- [THE REQUEST]: In the records below, find the line containing "Generate a Python" and the line containing "minor_ticks = [round(3". Give again exactly those lines and every line between them, omitting the pictures.

# INFORMATION SHOWN start

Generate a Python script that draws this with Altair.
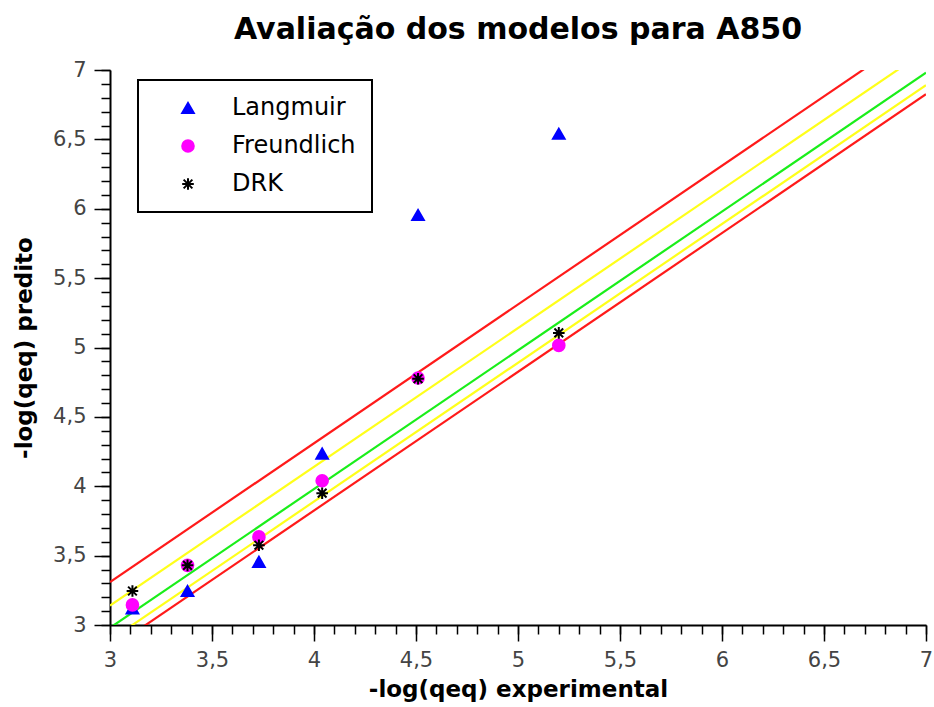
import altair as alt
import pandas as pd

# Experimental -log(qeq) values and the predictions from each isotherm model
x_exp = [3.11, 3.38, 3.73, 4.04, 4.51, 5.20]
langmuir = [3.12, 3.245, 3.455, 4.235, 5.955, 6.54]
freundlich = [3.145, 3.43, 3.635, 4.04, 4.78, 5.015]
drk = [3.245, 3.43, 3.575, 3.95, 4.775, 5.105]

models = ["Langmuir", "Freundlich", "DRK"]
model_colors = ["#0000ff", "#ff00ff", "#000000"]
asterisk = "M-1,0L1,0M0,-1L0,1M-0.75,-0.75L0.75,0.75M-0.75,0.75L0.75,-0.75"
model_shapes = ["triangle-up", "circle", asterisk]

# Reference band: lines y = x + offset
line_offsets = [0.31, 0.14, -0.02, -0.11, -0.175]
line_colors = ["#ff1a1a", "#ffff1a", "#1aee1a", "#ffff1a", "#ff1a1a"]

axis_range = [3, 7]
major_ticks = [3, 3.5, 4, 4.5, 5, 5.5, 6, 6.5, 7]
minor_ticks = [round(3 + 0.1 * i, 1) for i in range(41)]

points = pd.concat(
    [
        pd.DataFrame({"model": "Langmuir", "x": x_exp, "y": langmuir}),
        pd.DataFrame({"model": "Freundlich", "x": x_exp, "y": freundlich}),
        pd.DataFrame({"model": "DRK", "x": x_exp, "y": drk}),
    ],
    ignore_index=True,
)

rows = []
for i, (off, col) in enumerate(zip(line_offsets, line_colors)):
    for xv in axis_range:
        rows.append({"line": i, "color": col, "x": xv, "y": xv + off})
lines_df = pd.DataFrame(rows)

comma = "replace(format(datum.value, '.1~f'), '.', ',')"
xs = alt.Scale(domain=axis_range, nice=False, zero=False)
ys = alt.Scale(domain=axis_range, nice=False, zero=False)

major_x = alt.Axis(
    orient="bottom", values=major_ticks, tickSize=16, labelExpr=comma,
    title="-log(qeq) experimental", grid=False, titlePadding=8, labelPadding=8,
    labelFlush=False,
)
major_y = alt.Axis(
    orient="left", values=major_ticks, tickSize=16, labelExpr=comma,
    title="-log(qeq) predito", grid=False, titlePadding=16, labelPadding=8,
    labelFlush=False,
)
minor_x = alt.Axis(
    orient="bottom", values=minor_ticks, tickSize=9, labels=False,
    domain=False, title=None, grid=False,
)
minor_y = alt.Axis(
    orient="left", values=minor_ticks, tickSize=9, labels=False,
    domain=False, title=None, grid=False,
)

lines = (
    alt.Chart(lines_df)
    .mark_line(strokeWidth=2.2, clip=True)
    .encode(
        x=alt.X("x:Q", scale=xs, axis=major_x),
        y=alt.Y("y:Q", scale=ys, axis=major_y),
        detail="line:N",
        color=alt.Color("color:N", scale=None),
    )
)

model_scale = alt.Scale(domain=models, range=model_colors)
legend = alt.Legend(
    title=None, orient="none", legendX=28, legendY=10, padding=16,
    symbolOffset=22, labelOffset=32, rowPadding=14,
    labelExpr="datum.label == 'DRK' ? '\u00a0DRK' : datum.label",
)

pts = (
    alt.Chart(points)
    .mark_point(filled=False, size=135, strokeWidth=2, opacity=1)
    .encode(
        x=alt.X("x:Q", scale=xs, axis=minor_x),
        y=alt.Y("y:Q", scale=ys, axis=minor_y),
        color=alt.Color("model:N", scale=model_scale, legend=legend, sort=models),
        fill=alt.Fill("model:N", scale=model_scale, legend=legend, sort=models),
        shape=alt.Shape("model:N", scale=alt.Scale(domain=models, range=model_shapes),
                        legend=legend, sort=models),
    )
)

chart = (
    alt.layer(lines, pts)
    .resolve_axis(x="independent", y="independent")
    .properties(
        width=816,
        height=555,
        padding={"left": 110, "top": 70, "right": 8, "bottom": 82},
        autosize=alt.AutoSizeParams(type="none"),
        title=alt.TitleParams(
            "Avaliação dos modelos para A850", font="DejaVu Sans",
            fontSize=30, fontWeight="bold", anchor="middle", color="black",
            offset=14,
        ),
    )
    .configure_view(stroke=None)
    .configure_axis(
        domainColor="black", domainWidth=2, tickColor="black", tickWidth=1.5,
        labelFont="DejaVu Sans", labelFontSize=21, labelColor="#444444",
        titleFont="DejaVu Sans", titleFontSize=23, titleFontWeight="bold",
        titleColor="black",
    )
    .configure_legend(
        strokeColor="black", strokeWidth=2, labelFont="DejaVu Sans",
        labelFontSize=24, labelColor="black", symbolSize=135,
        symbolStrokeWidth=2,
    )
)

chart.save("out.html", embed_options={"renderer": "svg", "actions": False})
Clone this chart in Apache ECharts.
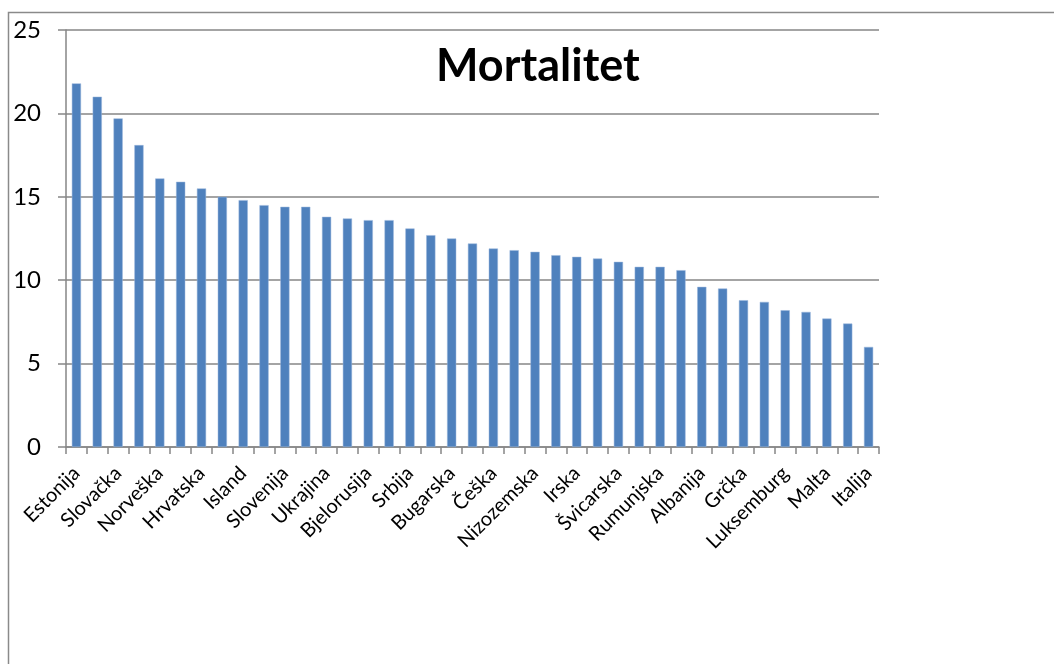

# INFORMATION SHOWN end
# INFORMATION SHOWN start

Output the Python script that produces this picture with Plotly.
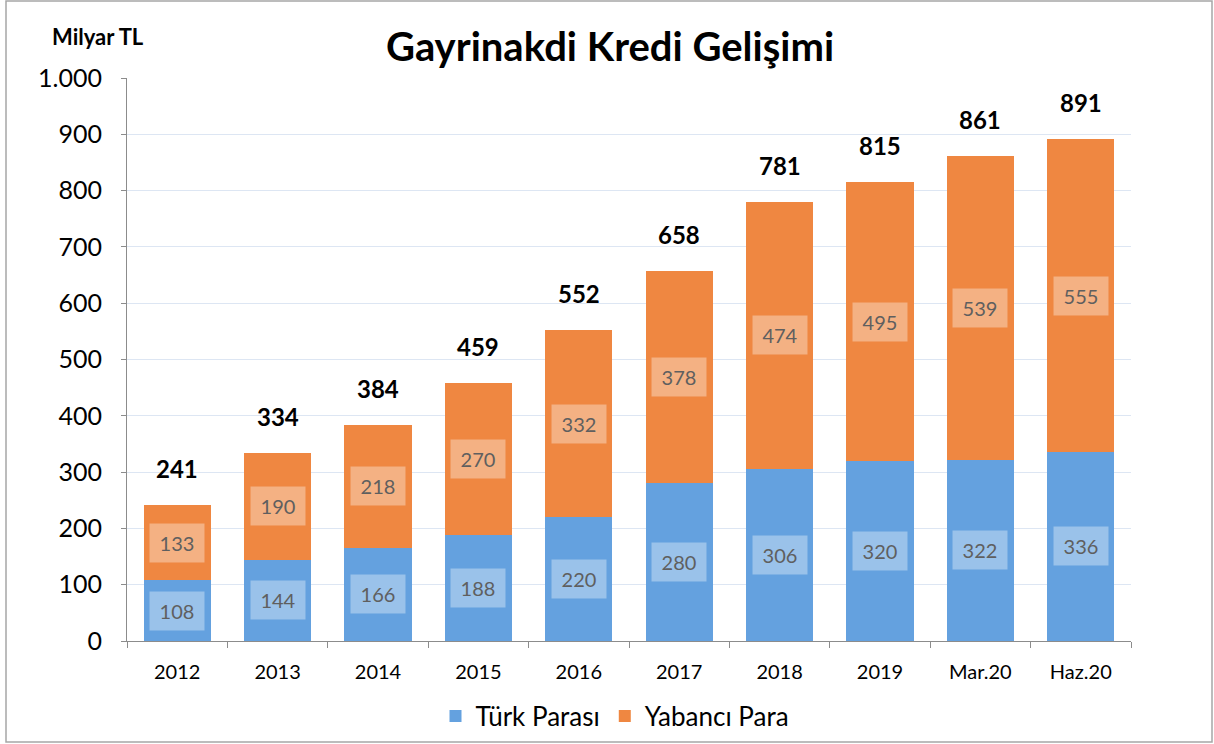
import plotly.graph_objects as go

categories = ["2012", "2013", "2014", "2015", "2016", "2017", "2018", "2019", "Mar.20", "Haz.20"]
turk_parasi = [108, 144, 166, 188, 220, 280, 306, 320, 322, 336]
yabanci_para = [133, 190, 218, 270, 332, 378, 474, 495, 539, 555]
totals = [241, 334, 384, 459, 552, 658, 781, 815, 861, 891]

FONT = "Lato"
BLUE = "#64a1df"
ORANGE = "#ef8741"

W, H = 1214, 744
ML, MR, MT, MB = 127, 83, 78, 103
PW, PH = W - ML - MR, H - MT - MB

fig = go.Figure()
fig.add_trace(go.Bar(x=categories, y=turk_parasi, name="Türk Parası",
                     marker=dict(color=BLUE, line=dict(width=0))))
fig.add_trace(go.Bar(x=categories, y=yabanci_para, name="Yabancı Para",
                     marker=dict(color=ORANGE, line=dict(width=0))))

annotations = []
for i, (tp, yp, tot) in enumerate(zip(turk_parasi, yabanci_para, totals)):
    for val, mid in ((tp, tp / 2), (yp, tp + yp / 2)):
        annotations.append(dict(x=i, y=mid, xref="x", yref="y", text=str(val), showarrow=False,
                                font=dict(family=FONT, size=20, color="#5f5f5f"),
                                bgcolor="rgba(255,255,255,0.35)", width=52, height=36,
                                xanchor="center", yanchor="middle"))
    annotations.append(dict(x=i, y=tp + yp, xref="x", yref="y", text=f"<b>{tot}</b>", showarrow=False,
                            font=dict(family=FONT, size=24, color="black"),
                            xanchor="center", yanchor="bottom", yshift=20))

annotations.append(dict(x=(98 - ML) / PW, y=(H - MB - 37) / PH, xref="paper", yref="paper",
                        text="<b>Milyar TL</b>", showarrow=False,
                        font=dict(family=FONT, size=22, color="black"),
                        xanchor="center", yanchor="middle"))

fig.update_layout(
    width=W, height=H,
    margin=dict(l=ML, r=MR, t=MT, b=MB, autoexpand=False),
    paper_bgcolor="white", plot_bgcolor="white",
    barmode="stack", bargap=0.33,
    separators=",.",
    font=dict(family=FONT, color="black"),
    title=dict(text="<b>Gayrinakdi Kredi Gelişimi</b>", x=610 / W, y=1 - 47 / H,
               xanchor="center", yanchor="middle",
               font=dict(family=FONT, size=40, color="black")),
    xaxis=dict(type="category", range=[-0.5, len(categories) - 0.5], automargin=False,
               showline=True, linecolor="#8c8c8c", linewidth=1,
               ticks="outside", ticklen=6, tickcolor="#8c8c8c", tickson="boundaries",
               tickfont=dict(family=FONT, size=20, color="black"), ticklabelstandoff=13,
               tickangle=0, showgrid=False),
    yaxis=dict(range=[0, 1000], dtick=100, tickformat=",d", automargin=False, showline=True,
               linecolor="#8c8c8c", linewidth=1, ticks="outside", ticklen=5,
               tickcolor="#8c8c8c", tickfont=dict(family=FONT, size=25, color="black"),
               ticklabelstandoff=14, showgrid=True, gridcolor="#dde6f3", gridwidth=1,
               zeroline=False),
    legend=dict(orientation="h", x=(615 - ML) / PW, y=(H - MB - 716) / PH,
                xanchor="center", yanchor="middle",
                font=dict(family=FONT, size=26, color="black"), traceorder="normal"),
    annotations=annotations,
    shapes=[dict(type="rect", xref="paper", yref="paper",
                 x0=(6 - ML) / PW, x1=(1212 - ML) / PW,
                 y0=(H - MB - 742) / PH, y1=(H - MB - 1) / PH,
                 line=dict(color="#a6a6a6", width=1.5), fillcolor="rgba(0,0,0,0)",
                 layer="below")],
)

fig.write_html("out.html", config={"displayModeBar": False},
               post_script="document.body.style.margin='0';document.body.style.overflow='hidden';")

# INFORMATION SHOWN end

- [CORRECT ANSWER]:
Generate a Python script that draws this with Altair.
import altair as alt
import pandas as pd

# Experimental -log(qeq) values and the predictions from each isotherm model
x_exp = [3.11, 3.38, 3.73, 4.04, 4.51, 5.20]
langmuir = [3.12, 3.245, 3.455, 4.235, 5.955, 6.54]
freundlich = [3.145, 3.43, 3.635, 4.04, 4.78, 5.015]
drk = [3.245, 3.43, 3.575, 3.95, 4.775, 5.105]

models = ["Langmuir", "Freundlich", "DRK"]
model_colors = ["#0000ff", "#ff00ff", "#000000"]
asterisk = "M-1,0L1,0M0,-1L0,1M-0.75,-0.75L0.75,0.75M-0.75,0.75L0.75,-0.75"
model_shapes = ["triangle-up", "circle", asterisk]

# Reference band: lines y = x + offset
line_offsets = [0.31, 0.14, -0.02, -0.11, -0.175]
line_colors = ["#ff1a1a", "#ffff1a", "#1aee1a", "#ffff1a", "#ff1a1a"]

axis_range = [3, 7]
major_ticks = [3, 3.5, 4, 4.5, 5, 5.5, 6, 6.5, 7]
minor_ticks = [round(3 + 0.1 * i, 1) for i in range(41)]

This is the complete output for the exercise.